How is a Gauge R&R study conducted? A standard variable Gauge R&R study selects a minimum of 10 parts representing the full range of process variation, assigns 3 operators who regularly perform the inspection, and has each operator measure each part 2 to 3 times in randomized order without access to previous readings. The ANOVA calculation method is preferred when statistical software is available. Results are expressed as %Tolerance, %Study Variation, and Number of Distinct Categories.

What is an acceptable Gauge R&R result? The AIAG MSA standard defines three acceptance zones. Below 10 percent of tolerance is acceptable. Between 10 and 30 percent is conditionally acceptable depending on application importance and cost of improvement. Above 30 percent is not acceptable and requires measurement system improvement before the data can be used for quality decisions. The Number of Distinct Categories must also be 5 or greater for an adequate measurement system.

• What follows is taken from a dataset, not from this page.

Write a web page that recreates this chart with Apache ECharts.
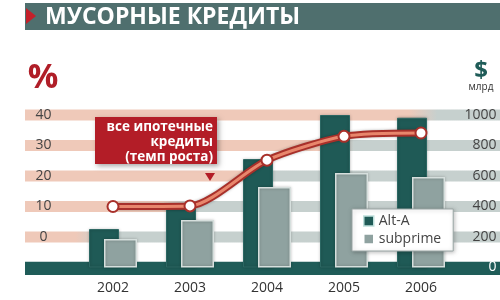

What is the difference between repeatability and reproducibility in Gauge R&R? Repeatability is the variation when the same operator measures the same part multiple times with the same gauge. It is attributable to the gauge itself. Reproducibility is the variation when different operators measure the same parts. It is attributable to differences in operator technique and gauge usage. High repeatability requires gauge correction. High reproducibility requires measurement procedure standardization or operator training.

What should you do when Gauge R&R fails the acceptance criteria? The corrective action depends on which variance component drives the failure. High repeatability requires gauge maintenance, replacement, or fixture improvement. High reproducibility requires measurement procedure standardization and operator training. High operator-by-part interaction requires measurement procedure redesign. After implementing corrective action, the Gauge R&R study must be repeated to confirm the improvement achieved the acceptance criteria before the measurement system is placed back into production use.